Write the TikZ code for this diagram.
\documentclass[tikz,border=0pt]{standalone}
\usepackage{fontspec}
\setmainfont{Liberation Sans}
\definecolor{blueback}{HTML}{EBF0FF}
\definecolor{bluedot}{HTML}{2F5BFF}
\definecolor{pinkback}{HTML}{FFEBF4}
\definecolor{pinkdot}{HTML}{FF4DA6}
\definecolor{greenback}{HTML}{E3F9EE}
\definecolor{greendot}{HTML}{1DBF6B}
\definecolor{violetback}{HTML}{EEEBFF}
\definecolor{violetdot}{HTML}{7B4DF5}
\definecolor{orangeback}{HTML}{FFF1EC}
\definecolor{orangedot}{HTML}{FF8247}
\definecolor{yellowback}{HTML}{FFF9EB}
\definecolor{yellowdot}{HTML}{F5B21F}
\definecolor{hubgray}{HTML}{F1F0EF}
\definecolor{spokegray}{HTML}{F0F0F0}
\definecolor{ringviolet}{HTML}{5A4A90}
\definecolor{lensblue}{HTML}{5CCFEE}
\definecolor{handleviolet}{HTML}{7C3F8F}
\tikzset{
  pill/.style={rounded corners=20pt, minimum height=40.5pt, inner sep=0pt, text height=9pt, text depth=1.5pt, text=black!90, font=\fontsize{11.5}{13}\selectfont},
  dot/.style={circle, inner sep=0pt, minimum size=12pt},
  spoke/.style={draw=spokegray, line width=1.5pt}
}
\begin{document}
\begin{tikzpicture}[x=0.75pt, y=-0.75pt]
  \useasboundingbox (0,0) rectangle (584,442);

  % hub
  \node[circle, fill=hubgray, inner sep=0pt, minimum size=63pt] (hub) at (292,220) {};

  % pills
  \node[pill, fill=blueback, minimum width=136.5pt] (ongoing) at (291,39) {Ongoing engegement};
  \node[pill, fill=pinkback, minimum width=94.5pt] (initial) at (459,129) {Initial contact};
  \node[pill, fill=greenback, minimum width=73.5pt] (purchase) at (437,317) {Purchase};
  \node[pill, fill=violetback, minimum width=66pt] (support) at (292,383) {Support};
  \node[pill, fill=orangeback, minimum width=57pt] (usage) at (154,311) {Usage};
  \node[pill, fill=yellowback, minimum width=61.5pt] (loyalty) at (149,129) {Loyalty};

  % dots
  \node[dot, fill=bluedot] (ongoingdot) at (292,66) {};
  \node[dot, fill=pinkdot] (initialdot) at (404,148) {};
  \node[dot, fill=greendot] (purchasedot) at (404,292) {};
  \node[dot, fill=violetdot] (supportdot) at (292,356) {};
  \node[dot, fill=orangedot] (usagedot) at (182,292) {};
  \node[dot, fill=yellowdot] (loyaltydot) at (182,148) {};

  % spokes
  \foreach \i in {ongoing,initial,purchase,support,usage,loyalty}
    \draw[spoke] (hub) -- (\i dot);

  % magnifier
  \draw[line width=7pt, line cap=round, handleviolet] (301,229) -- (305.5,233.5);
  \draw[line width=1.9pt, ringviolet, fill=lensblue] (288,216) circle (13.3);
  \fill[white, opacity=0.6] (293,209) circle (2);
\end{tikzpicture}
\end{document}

• TO BE DONE:
Reproduce the material above without altering a single character.

• RESULT FOR THIS TASK:
Write the TikZ code for this diagram.
\documentclass[tikz,border=0pt]{standalone}
\usepackage{fontspec}
\setmainfont{Liberation Sans}
\definecolor{blueback}{HTML}{EBF0FF}
\definecolor{bluedot}{HTML}{2F5BFF}
\definecolor{pinkback}{HTML}{FFEBF4}
\definecolor{pinkdot}{HTML}{FF4DA6}
\definecolor{greenback}{HTML}{E3F9EE}
\definecolor{greendot}{HTML}{1DBF6B}
\definecolor{violetback}{HTML}{EEEBFF}
\definecolor{violetdot}{HTML}{7B4DF5}
\definecolor{orangeback}{HTML}{FFF1EC}
\definecolor{orangedot}{HTML}{FF8247}
\definecolor{yellowback}{HTML}{FFF9EB}
\definecolor{yellowdot}{HTML}{F5B21F}
\definecolor{hubgray}{HTML}{F1F0EF}
\definecolor{spokegray}{HTML}{F0F0F0}
\definecolor{ringviolet}{HTML}{5A4A90}
\definecolor{lensblue}{HTML}{5CCFEE}
\definecolor{handleviolet}{HTML}{7C3F8F}
\tikzset{
  pill/.style={rounded corners=20pt, minimum height=40.5pt, inner sep=0pt, text height=9pt, text depth=1.5pt, text=black!90, font=\fontsize{11.5}{13}\selectfont},
  dot/.style={circle, inner sep=0pt, minimum size=12pt},
  spoke/.style={draw=spokegray, line width=1.5pt}
}
\begin{document}
\begin{tikzpicture}[x=0.75pt, y=-0.75pt]
  \useasboundingbox (0,0) rectangle (584,442);

  % hub
  \node[circle, fill=hubgray, inner sep=0pt, minimum size=63pt] (hub) at (292,220) {};

  % pills
  \node[pill, fill=blueback, minimum width=136.5pt] (ongoing) at (291,39) {Ongoing engegement};
  \node[pill, fill=pinkback, minimum width=94.5pt] (initial) at (459,129) {Initial contact};
  \node[pill, fill=greenback, minimum width=73.5pt] (purchase) at (437,317) {Purchase};
  \node[pill, fill=violetback, minimum width=66pt] (support) at (292,383) {Support};
  \node[pill, fill=orangeback, minimum width=57pt] (usage) at (154,311) {Usage};
  \node[pill, fill=yellowback, minimum width=61.5pt] (loyalty) at (149,129) {Loyalty};

  % dots
  \node[dot, fill=bluedot] (ongoingdot) at (292,66) {};
  \node[dot, fill=pinkdot] (initialdot) at (404,148) {};
  \node[dot, fill=greendot] (purchasedot) at (404,292) {};
  \node[dot, fill=violetdot] (supportdot) at (292,356) {};
  \node[dot, fill=orangedot] (usagedot) at (182,292) {};
  \node[dot, fill=yellowdot] (loyaltydot) at (182,148) {};

  % spokes
  \foreach \i in {ongoing,initial,purchase,support,usage,loyalty}
    \draw[spoke] (hub) -- (\i dot);

  % magnifier
  \draw[line width=7pt, line cap=round, handleviolet] (301,229) -- (305.5,233.5);
  \draw[line width=1.9pt, ringviolet, fill=lensblue] (288,216) circle (13.3);
  \fill[white, opacity=0.6] (293,209) circle (2);
\end{tikzpicture}
\end{document}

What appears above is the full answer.